SHORT TASK
Pull every line containing "that" out of the material below.

· · ·

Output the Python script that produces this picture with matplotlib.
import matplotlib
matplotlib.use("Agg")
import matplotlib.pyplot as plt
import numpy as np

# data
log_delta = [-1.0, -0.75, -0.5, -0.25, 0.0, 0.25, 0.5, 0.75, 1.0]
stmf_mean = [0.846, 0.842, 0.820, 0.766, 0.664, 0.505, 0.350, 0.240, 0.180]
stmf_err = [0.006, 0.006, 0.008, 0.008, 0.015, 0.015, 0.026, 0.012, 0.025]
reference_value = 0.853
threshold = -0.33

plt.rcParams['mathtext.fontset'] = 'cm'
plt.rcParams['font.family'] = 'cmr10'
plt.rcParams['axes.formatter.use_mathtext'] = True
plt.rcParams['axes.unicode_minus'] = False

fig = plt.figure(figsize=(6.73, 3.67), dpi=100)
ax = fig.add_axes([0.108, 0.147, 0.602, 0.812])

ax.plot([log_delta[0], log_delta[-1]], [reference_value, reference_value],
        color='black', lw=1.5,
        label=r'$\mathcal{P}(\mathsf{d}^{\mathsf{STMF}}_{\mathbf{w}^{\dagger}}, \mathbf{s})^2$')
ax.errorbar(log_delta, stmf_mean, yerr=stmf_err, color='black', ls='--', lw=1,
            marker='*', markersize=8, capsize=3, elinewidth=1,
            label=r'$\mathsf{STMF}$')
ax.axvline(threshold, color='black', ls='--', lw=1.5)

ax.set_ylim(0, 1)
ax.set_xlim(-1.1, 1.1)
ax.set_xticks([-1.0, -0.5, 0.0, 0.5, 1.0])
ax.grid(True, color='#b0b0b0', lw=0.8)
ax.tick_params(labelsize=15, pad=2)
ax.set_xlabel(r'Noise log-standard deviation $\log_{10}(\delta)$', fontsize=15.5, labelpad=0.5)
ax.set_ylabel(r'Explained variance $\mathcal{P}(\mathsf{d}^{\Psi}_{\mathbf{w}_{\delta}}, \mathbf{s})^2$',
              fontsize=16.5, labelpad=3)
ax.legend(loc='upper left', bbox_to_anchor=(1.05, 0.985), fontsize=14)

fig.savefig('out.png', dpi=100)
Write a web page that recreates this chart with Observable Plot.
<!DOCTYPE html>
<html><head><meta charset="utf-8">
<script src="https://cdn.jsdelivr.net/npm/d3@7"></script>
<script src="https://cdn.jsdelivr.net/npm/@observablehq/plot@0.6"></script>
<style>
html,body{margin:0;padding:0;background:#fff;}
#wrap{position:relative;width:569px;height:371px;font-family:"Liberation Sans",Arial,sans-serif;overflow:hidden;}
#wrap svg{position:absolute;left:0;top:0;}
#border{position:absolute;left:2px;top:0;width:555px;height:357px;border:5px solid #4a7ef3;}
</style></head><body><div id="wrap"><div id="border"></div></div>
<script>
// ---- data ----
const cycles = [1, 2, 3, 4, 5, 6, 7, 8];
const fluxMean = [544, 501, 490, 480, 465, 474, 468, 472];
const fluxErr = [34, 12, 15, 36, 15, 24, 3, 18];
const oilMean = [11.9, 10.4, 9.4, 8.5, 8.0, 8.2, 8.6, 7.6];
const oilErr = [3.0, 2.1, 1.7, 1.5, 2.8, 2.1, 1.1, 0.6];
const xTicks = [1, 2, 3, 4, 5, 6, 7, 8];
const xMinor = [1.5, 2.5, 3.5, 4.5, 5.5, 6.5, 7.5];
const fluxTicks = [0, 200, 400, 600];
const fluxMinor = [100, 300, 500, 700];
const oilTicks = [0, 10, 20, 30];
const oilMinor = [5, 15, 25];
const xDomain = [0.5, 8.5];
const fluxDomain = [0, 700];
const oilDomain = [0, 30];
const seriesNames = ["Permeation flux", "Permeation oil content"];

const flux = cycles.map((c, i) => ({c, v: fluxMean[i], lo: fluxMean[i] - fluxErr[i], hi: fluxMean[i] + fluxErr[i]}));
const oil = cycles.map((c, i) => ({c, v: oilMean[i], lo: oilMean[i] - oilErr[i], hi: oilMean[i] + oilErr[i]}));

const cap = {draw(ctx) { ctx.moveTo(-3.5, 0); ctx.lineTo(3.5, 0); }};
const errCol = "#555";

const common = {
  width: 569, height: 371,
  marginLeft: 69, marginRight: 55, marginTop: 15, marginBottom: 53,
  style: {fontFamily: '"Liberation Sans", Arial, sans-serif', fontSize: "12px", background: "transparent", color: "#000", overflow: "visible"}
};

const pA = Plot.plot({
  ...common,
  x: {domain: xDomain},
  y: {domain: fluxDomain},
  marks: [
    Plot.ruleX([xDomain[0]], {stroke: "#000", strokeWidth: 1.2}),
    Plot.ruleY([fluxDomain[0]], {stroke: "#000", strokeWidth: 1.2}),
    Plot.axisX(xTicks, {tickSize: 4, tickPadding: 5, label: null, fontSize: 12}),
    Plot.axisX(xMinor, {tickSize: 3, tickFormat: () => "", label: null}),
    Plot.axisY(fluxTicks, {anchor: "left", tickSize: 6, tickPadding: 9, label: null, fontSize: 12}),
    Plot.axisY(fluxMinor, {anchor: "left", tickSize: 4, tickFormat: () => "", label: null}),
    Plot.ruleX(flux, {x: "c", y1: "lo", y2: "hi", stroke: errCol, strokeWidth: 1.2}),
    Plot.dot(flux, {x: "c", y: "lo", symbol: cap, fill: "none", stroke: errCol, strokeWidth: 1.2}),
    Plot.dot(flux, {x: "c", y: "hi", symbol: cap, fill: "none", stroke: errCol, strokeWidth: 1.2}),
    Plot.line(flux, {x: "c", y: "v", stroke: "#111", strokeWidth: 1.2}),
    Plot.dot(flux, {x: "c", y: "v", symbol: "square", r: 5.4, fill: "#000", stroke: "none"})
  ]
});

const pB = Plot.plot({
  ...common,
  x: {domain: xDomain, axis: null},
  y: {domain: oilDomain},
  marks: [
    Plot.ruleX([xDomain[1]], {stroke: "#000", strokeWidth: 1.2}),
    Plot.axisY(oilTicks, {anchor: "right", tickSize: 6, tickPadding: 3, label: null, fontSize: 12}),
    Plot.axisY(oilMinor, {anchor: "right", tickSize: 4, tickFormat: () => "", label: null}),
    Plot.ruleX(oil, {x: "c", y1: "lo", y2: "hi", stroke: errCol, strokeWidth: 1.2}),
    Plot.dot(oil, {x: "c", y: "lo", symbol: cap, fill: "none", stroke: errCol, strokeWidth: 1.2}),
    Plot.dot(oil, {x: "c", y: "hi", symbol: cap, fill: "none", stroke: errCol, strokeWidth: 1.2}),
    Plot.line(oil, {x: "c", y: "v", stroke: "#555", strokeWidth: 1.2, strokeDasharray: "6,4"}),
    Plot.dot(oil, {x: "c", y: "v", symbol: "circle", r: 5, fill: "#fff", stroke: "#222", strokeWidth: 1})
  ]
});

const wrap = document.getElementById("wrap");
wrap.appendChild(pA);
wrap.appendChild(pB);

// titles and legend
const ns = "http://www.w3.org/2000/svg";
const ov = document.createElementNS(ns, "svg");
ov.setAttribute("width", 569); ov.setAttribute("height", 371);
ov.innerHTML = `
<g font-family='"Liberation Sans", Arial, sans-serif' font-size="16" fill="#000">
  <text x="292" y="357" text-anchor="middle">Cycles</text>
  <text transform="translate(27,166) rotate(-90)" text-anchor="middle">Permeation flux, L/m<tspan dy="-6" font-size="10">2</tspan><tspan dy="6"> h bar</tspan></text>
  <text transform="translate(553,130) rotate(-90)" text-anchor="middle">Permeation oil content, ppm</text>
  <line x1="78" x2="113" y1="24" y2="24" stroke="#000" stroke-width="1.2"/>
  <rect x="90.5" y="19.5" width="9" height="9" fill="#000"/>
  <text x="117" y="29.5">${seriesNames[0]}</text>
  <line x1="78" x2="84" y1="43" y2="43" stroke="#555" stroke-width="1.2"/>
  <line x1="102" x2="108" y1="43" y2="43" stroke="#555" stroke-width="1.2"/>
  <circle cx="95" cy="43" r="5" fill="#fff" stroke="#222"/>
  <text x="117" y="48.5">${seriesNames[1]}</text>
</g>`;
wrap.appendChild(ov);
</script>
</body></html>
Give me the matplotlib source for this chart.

· · ·

TASK ANSWER
Output the Python script that produces this picture with matplotlib.
Write a web page that recreates this chart with Observable Plot.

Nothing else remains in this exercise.